Infrastructure secretsDrift between Compose/K8s, manual copy/paste errorsStore .env.prod only in vaults (AWS Secrets Manager, Doppler, etc.), inject via CI or orchestrator secret stores, never commit to repo.

2. Provider Secrets Lifecycle

  1. Storage — Provider API keys are encrypted with AES-GCM before hitting Postgres. ENCRYPTION_KEY must be a 32-byte hex string shared across backend, Celery worker, and Celery beat.
  2. Rotation cadence — Rotate at least monthly or immediately after an incident. Use PATCH /providers/{id} to replace the encrypted payload atomically, then invalidate the old key at the upstream provider.
  3. Backups — Back up ENCRYPTION_KEY separately from database dumps. Store one copy in a hardware password manager and another inside your cloud secret vault. Document rotations in specs/4_notes.md.
  4. Access boundaries — Only backend and celery-worker containers should receive provider secrets. Frontend builds never embed API keys; use the in-app Provider manager instead.

3. Application Credentials Matrix

ScopeVariable(s)Hardening Notes
PostgresDATABASE_URL, POSTGRES_PASSWORDUse strong passwords, enable TLS where available, restrict network to app subnets.
Redis / CeleryREDIS_URLPrefer redis://:password@host:6379/0, disable anonymous access, rotate when running incident playbooks.
Hugging FaceHF_TOKENInject via secrets manager; audit usage logs if leak suspected.
Workspace runtime policySettings → runtime controlsLeave provider credentials in DB only; timeout / retry / cancellation policy is now stored in the database and applied to future runs.
Prometheus scrapePROMETHEUS_PASSWORDAdd basic auth or IP allow-lists when exposing /metrics beyond localhost.
Telemetry endpointsSENTRY_DSN, OTEL_EXPORTER_*Optional, but treat as secrets where applicable.

Document all new variables in Configuration, update .env.example, and mention them in release notes.

4. Network & Platform Controls

  • Segmentation — Expose FastAPI via reverse proxy (Traefik/Caddy/Nginx). Only allow inbound traffic on ports 80/443 (frontend/proxy) and 22 (SSH) where required. Block direct access to Postgres/Redis from the public internet.
  • TLS — Terminate HTTPS at the proxy or Kubernetes Ingress with managed certificates (ACM, Cert-Manager). Enforce HTTPS via 301 redirect and set HSTS (min-age ≥ 1 day during testing, ≥ 6 months in prod once stable).
  • Headers — Ensure Strict-Transport-Security, Content-Security-Policy 'self' data: blob:, X-Frame-Options DENY, and Referrer-Policy strict-origin-when-cross-origin are enabled. Track header coverage in specs/4_notes.md.
  • Containers — All Docker images run as user eval752. Keep bind-mounted directories owned by this UID or writable via group perms.

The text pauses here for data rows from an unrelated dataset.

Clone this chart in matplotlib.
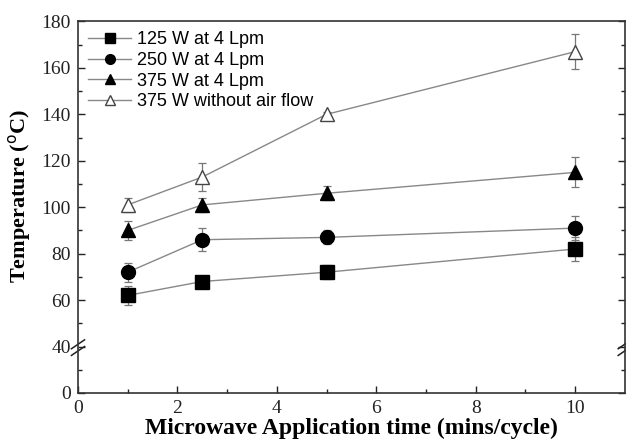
import matplotlib
matplotlib.use("Agg")
import matplotlib.pyplot as plt
import numpy as np
from matplotlib.ticker import FixedLocator

# data
times = [1, 2.5, 5, 10]
labels = ["125 W at 4 Lpm", "250 W at 4 Lpm", "375 W at 4 Lpm", "375 W without air flow"]
t125 = [62, 68, 72, 82]
e125 = [4, 1, 3, 5]
t250 = [72, 86, 87, 91]
e250 = [4, 5, 3, 5]
t375 = [90, 101, 106, 115]
e375 = [4, 3, 3, 6.5]
t375_noair = [101, 113, 140, 167]
e375_noair = [3, 6, 1, 7.5]

BREAK = 40.0
LOW = 0.5  # compression of the part below the break

def forward(y):
    y = np.asarray(y, dtype=float)
    return np.where(y < BREAK, y * LOW, BREAK * LOW + (y - BREAK))

def inverse(p):
    p = np.asarray(p, dtype=float)
    return np.where(p < BREAK * LOW, p / LOW, p - BREAK * LOW + BREAK)

fig = plt.figure(figsize=(6.26, 4.43), dpi=100)
ax = fig.add_axes([0.1246, 0.113, 0.8734, 0.8385])
ax.set_yscale("function", functions=(forward, inverse))

series = [(t125, e125, "s", "k"), (t250, e250, "o", "k"),
          (t375, e375, "^", "k"), (t375_noair, e375_noair, "^", "white")]
for (vals, errs, mk, fc), lab in zip(series, labels):
    ax.errorbar(times, vals, yerr=errs, fmt="none", ecolor="#777777",
                elinewidth=0.9, capsize=3, capthick=0.9, zorder=2)
    ax.plot(times, vals, color="#888888", lw=1.0, marker=mk, ms=10,
            mfc=fc, mec="black" if fc == "k" else "#444444", mew=1.0,
            label=lab, zorder=3)

ax.set_xlim(0, 11)
ax.set_ylim(0, 180)
ax.set_xticks([0, 2, 4, 6, 8, 10])
ax.xaxis.set_minor_locator(FixedLocator([1, 3, 5, 7, 9]))
ax.yaxis.set_major_locator(FixedLocator([0, 40, 60, 80, 100, 120, 140, 160, 180]))
ax.yaxis.set_minor_locator(FixedLocator([20, 50, 70, 90, 110, 130, 150, 170]))
ax.yaxis.set_major_formatter(plt.FuncFormatter(lambda v, p: "%d" % v))
ax.yaxis.set_minor_formatter(plt.NullFormatter())

ax.tick_params(which="both", direction="in", right=True, top=False,
               labelsize=14, width=1.0, colors="#222222", pad=5)
ax.tick_params(which="major", length=5)
ax.tick_params(which="minor", length=3)
for lab in ax.get_xticklabels() + ax.get_yticklabels():
    lab.set_family("Liberation Serif")
for s in ax.spines.values():
    s.set_linewidth(1.2)
    s.set_color("#333333")

# break marks on both spines
yb = float(forward(BREAK)) / 160.0
for xb in (0.0, 1.0):
    for dy in (-0.012, 0.006):
        ax.plot([xb - 0.012, xb + 0.012], [yb + dy - 0.012, yb + dy + 0.012],
                transform=ax.transAxes, color="#222222", lw=1.1, clip_on=False)

ax.set_xlabel("Microwave Application time (mins/cycle)", fontsize=17,
              fontweight="bold", family="Liberation Serif", labelpad=1)
ax.set_ylabel("Temperature ($^{\\rm o}$C)", fontsize=16, fontweight="bold",
              family="Liberation Serif")
ax.yaxis.set_label_coords(-0.082, 0.53)

leg = ax.legend(loc="upper left", frameon=False,
                prop={"family": "Liberation Sans", "size": 13},
                handlelength=2.4, handletextpad=0.3, labelspacing=0.2,
                borderaxespad=0.15, markerscale=0.7)

fig.savefig("out.png", dpi=100)
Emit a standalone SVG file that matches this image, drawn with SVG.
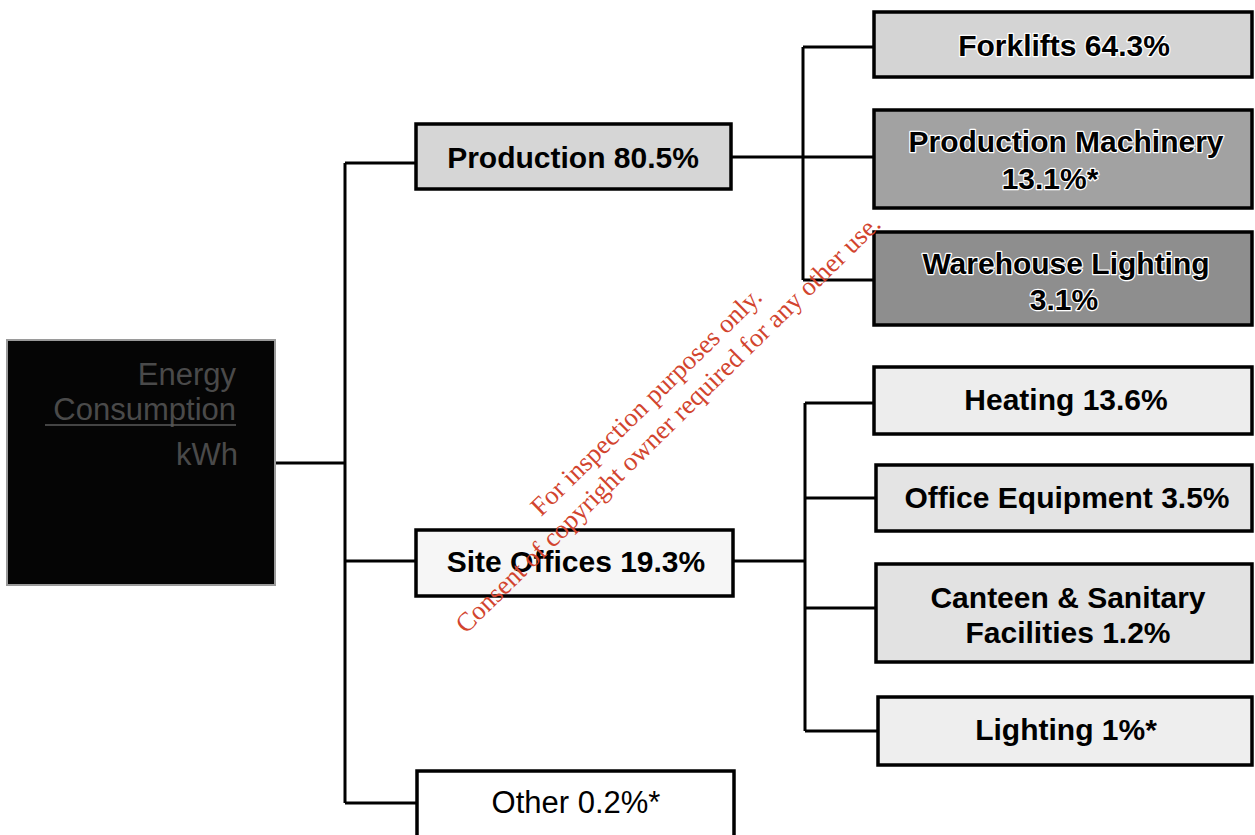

Enable read-only root filesystems for frontend containers if your orchestrator supports it.

5. Operational Guardrails

  • Run uvx pre-commit run -a locally before pushing to ensure secret scanners and linters operate on the same tree CI will validate.
  • CI pipelines should retrieve all secrets from repository/environment secrets (never store plaintext values in workflow YAML).
  • Replace the placeholder .env values in any non-disposable environment before storing real provider keys.
  • Prefer infrastructure secret stores (AWS Secrets Manager, Azure Key Vault, Doppler, 1Password Connect) even when using Docker Compose; mount .env files generated by automation rather than hand-editing servers.

6. Incident Response Checklist

  1. Rotate ENCRYPTION_KEY (requires maintenance window to re-encrypt provider keys). Use Celery beat pause to avoid race conditions.
  2. Rotate affected provider credentials inside eval_752, then revoke upstream keys.
  3. Revoke HF/LiteLLM tokens and regenerate service accounts used in CI or automation.
  4. Rebuild Docker images, redeploy, and confirm no residual pods/containers reference the compromised secrets.
  5. Capture timelines and mitigations in specs/4_notes.md, then open/close follow-up tasks in specs/3_tasks.md.
  6. Run scripts/tests/run_docker_integration.sh --full-run to ensure baseline functionality post-incident.

7. Audit Checklist (Quarterly)

  • Verify every environment uses unique Postgres + Redis credentials.
  • Confirm vault/backups contain the current ENCRYPTION_KEY.
  • Review CI configs for plaintext secrets.
  • Spot check logs to ensure secrets are redacted.
  • Run container and dependency scans (Grype/Trivy + pip-audit) and capture results.